The bigger rub in the dissent involves the Sixth Amendment as a whole: “In addition to breaking from this Court’s precedent, today’s decision moves the Court another step further from the original meaning of the Sixth Amendment.” The amendment, “as originally understood and ratified,” meant that defendants have a right to employ counsel, or to use the volunteered services of counsel. But, Justice Thomas observed, “the Court has read the Constitution to require not only a right to counsel at taxpayers’ expense, but a right to effective counsel.” To him, this reading means “convicted criminals can relitigate their trial and appellate claims through collateral challenges couched as ineffective-assistance-of-counsel claims. Because little available evidence suggests that this reading is correct as an original matter, the Court should tread carefully before extending our precedents in this area.”
Commentary looking at the opinion has suggested that Justice Thomas may be attacking Gideon, and it’s hard to argue with that take. Language at the end of the opinion could be classified, in popular parlance, as somewhat “savage” if you’re in the public-defense camp. For example: “our ever-growing right-to-counsel precedents directly conflict with the government’s legitimate interest in the finality of criminal judgments. I would proceed with far more caution than the Court has traditionally demonstrated in this area.”

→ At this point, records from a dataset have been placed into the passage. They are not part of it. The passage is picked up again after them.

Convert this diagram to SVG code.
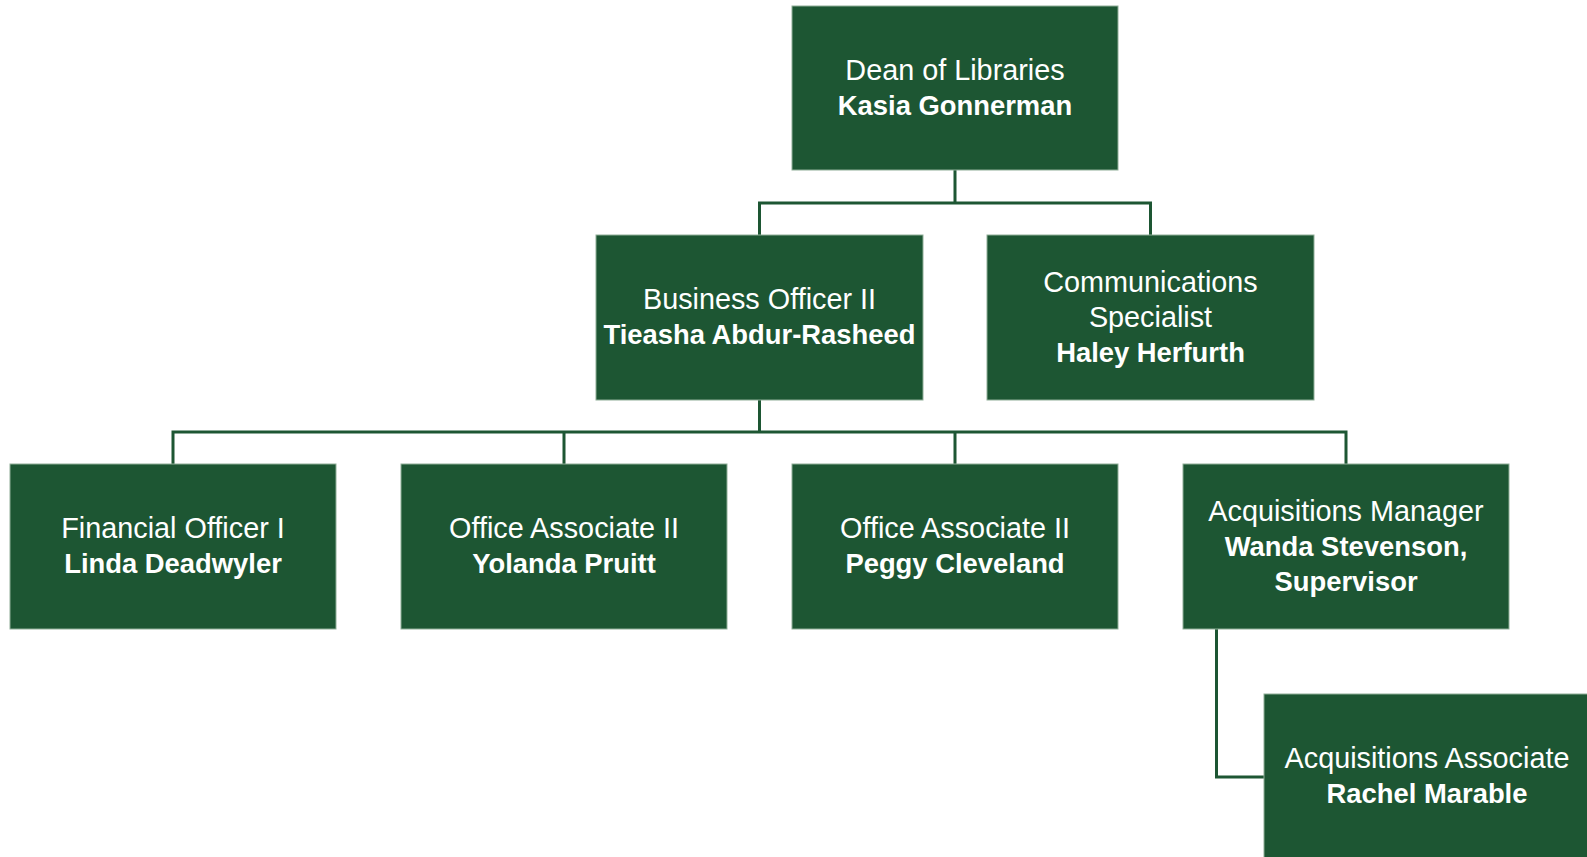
<svg xmlns="http://www.w3.org/2000/svg" width="1587" height="857" viewBox="0 0 1587 857">
<style>
.box{fill:#1D5633;stroke:#8fae98;stroke-width:1}
.t{font-family:"Liberation Sans",Arial,sans-serif;font-size:28.8px;fill:#ffffff;text-anchor:middle}
.b{font-weight:bold;font-size:27.4px}
.c{fill:none;stroke:#1D5633;stroke-width:3}
</style>
<rect width="1587" height="857" fill="#ffffff"/>
<g id="connectors">
<path class="c" d="M955 170V203M759.5 203H1150.5M759.5 201.5V235M1150.5 201.5V235"/>
<path class="c" d="M759.5 400V432M173 432H1346M173 430.5V464M564 430.5V464M955 430.5V464M1346 430.5V464"/>
<path class="c" d="M1216.5 629V777H1264"/>
</g>
<g id="dean">
<rect class="box" x="792" y="6" width="326" height="164"/>
<text class="t" x="955" y="80">Dean of Libraries</text>
<text class="t b" x="955" y="115">Kasia Gonnerman</text>
</g>
<g id="business">
<rect class="box" x="596" y="235" width="327" height="165"/>
<text class="t" x="759.5" y="309">Business Officer II</text>
<text class="t b" x="759.5" y="344">Tieasha Abdur-Rasheed</text>
</g>
<g id="comms">
<rect class="box" x="987" y="235" width="327" height="165"/>
<text class="t" x="1150.5" y="292">Communications</text>
<text class="t" x="1150.5" y="327">Specialist</text>
<text class="t b" x="1150.5" y="362">Haley Herfurth</text>
</g>
<g id="financial">
<rect class="box" x="10" y="464" width="326" height="165"/>
<text class="t" x="173" y="538">Financial Officer I</text>
<text class="t b" x="173" y="573">Linda Deadwyler</text>
</g>
<g id="office1">
<rect class="box" x="401" y="464" width="326" height="165"/>
<text class="t" x="564" y="538">Office Associate II</text>
<text class="t b" x="564" y="573">Yolanda Pruitt</text>
</g>
<g id="office2">
<rect class="box" x="792" y="464" width="326" height="165"/>
<text class="t" x="955" y="538">Office Associate II</text>
<text class="t b" x="955" y="573">Peggy Cleveland</text>
</g>
<g id="acqmanager">
<rect class="box" x="1183" y="464" width="326" height="165"/>
<text class="t" x="1346" y="521">Acquisitions Manager</text>
<text class="t b" x="1346" y="556">Wanda Stevenson,</text>
<text class="t b" x="1346" y="591">Supervisor</text>
</g>
<g id="acqassociate">
<rect class="box" x="1264" y="694" width="326" height="165"/>
<text class="t" x="1427" y="768">Acquisitions Associate</text>
<text class="t b" x="1427" y="803">Rachel Marable</text>
</g>
</svg>
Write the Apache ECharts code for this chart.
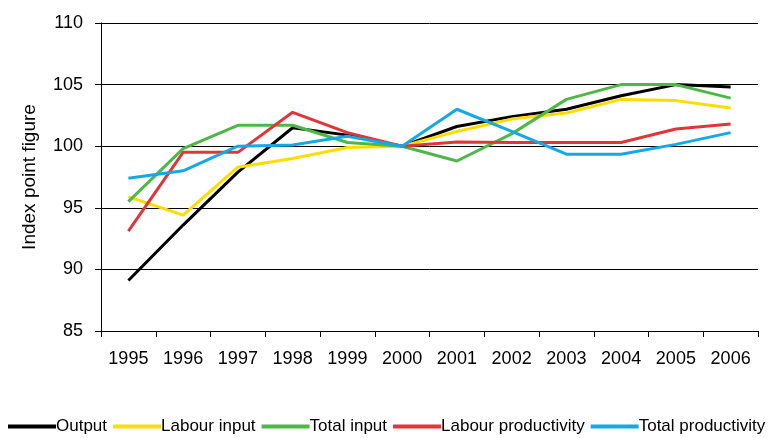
<!DOCTYPE html>
<html>
<head>
<meta charset="utf-8">
<script src="https://cdn.jsdelivr.net/npm/echarts@6/dist/echarts.min.js"></script>
<style>html,body{margin:0;padding:0;background:#fff}#c{width:772px;height:438px}</style>
</head>
<body>
<div id="c"></div>
<script>
var years = ['1995','1996','1997','1998','1999','2000','2001','2002','2003','2004','2005','2006'];
var output = [89.1, 93.6, 97.9, 101.5, 100.9, 100.0, 101.6, 102.4, 103.0, 104.1, 105.0, 104.8];
var labourInput = [95.9, 94.4, 98.3, 99.0, 99.9, 100.0, 101.2, 102.2, 102.7, 103.8, 103.7, 103.1];
var totalInput = [95.5, 99.8, 101.7, 101.7, 100.3, 100.0, 98.8, 101.0, 103.8, 105.0, 105.0, 103.9];
var labourProductivity = [93.1, 99.5, 99.5, 102.75, 101.1, 100.0, 100.35, 100.3, 100.3, 100.3, 101.4, 101.8];
var totalProductivity = [97.4, 98.0, 100.0, 100.1, 100.8, 100.0, 103.0, 101.2, 99.35, 99.35, 100.15, 101.1];
var yTicks = [85, 90, 95, 100, 105, 110];

var names = ['Output','Labour input','Total input','Labour productivity','Total productivity'];
var colors = ['#000000','#FFDD00','#4DB848','#E0363A','#14A8E6'];
var datas = [output, labourInput, totalInput, labourProductivity, totalProductivity];

var chart = echarts.init(document.getElementById('c'));
var font = 'Liberation Sans, Arial, sans-serif';
chart.setOption({
  animation: false,
  textStyle: {fontFamily: font},
  grid: {left: 101, right: 14, top: 23, bottom: 107},
  legend: {
    top: 418, left: 8, width: 900, padding: 0,
    itemWidth: 48, itemHeight: 4, itemGap: 6,
    icon: 'rect',
    textStyle: {fontSize: 17, color: '#000', fontFamily: font, padding: [0,0,0,-5]},
    data: names
  },
  xAxis: {
    type: 'category', data: years, boundaryGap: true,
    axisLine: {lineStyle: {color: '#000', width: 1}},
    axisTick: {show: true, length: 6, inside: false, lineStyle: {color: '#000'}},
    axisLabel: {color: '#000', fontSize: 18, margin: 19, fontFamily: font}
  },
  yAxis: {
    type: 'value', min: yTicks[0], max: yTicks[yTicks.length-1], interval: 5,
    name: 'Index point figure', nameLocation: 'middle', nameGap: 62,
    nameTextStyle: {color: '#000', fontSize: 19, fontFamily: font},
    axisLine: {show: true, lineStyle: {color: '#000', width: 1}},
    axisTick: {show: true, length: 6, lineStyle: {color: '#000'}},
    axisLabel: {color: '#000', fontSize: 18, margin: 18, fontFamily: font},
    splitLine: {show: true, lineStyle: {color: '#000', width: 1}}
  },
  series: names.map(function(n, i){
    return {
      name: n, type: 'line', data: datas[i],
      symbol: 'none', smooth: false,
      lineStyle: {color: colors[i], width: 3},
      itemStyle: {color: colors[i]},
      z: 2 + i
    };
  })
});
</script>
</body>
</html>
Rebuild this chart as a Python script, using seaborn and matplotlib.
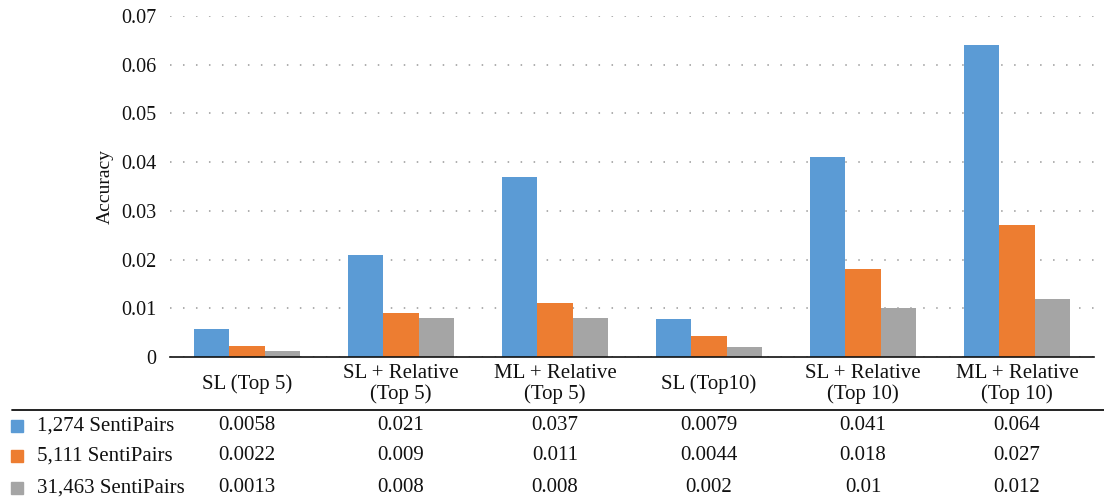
import matplotlib
matplotlib.use("Agg")
import matplotlib.pyplot as plt
import seaborn as sns
import pandas as pd
from matplotlib.lines import Line2D
from matplotlib.transforms import blended_transform_factory

categories = ["SL (Top 5)", "SL + Relative\n(Top 5)", "ML + Relative\n(Top 5)",
              "SL (Top10)", "SL + Relative\n(Top 10)", "ML + Relative\n(Top 10)"]
series_names = ["1,274 SentiPairs", "5,111 SentiPairs", "31,463 SentiPairs"]
s1 = [0.0058, 0.021, 0.037, 0.0079, 0.041, 0.064]
s2 = [0.0022, 0.009, 0.011, 0.0044, 0.018, 0.027]
s3 = [0.0013, 0.008, 0.008, 0.002, 0.01, 0.012]
s_labels = [["0.0058", "0.021", "0.037", "0.0079", "0.041", "0.064"],
            ["0.0022", "0.009", "0.011", "0.0044", "0.018", "0.027"],
            ["0.0013", "0.008", "0.008", "0.002", "0.01", "0.012"]]
colors = ["#5B9BD5", "#ED7D31", "#A5A5A5"]
yticks = [0, 0.01, 0.02, 0.03, 0.04, 0.05, 0.06, 0.07]
ytick_labels = ["0", "0.01", "0.02", "0.03", "0.04", "0.05", "0.06", "0.07"]

rows = []
for name, vals in zip(series_names, [s1, s2, s3]):
    for c, v in zip(categories, vals):
        rows.append({"category": c, "series": name, "value": v})
df = pd.DataFrame(rows)

sns.set_theme(style="white")
plt.rcParams["font.family"] = ["Liberation Serif", "DejaVu Serif"]

FS = 15
fig = plt.figure(figsize=(11.04, 5.0), dpi=100)
ax = fig.add_axes([170/1104, 1-357/500, 924/1104, 341/500])

sns.barplot(data=df, x="category", y="value", hue="series", order=categories,
            hue_order=series_names, palette=colors, width=0.69, ax=ax,
            saturation=1, legend=False, edgecolor="none", linewidth=0)

ax.set_ylim(0, 0.07)
ax.set_xlim(-0.5, len(categories) - 0.5)
ax.set_yticks(yticks)
ax.set_yticklabels(ytick_labels, fontsize=14.5, color="#111111")
ax.tick_params(axis="y", length=0, pad=10)
ax.tick_params(axis="x", length=0)
ax.set_xticklabels([])
ax.set_xlabel("")
ax.set_ylabel("Accuracy", fontsize=14, color="#111111", labelpad=5)
ax.yaxis.grid(True, linestyle=(0, (1, 7.5)), color="#999999", linewidth=1.1)
ax.set_axisbelow(True)
for sp in ["left", "right", "top"]:
    ax.spines[sp].set_visible(False)
ax.spines["bottom"].set_color("#111111")
ax.spines["bottom"].set_linewidth(1.2)

# data table below the axes
trans = blended_transform_factory(ax.transData, fig.transFigure)
for i, c in enumerate(categories):
    ax.text(i, 1 - 384/500, c, transform=trans, ha="center", va="center",
            fontsize=FS, color="#111111", linespacing=1.15)

fig.add_artist(Line2D([12/1104, 1.0], [1 - 410/500] * 2, color="#111111",
                      linewidth=1.3, transform=fig.transFigure))

row_y = [426, 456, 488]
for r, (name, labs) in enumerate(zip(series_names, s_labels)):
    yy = 1 - row_y[r] / 500
    fig.add_artist(Line2D([17/1104], [yy], marker="s", markersize=8,
                          color=colors[r], linestyle="none",
                          transform=fig.transFigure))
    fig.text(37/1104, yy, name, ha="left", va="center", fontsize=FS, color="#111111")
    for i, lab in enumerate(labs):
        ax.text(i, yy, lab, transform=trans, ha="center", va="center",
                fontsize=FS, color="#111111")

fig.savefig("out.png", dpi=100)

The history and discussion in the dissenting opinion is very interesting for anyone curious about the roots of our constitutional protections, and the opinion provokes thought in multiple areas, including by observing that the Constitution, according to its terms, does not require any particular remedies for violations of its provisions. “Strickland does not explain how the Constitution requires a new trial for violations of any right to counsel.”
In the end, however, as a practical matter, the majority opinion underscores the importance of filing those notices of appeal.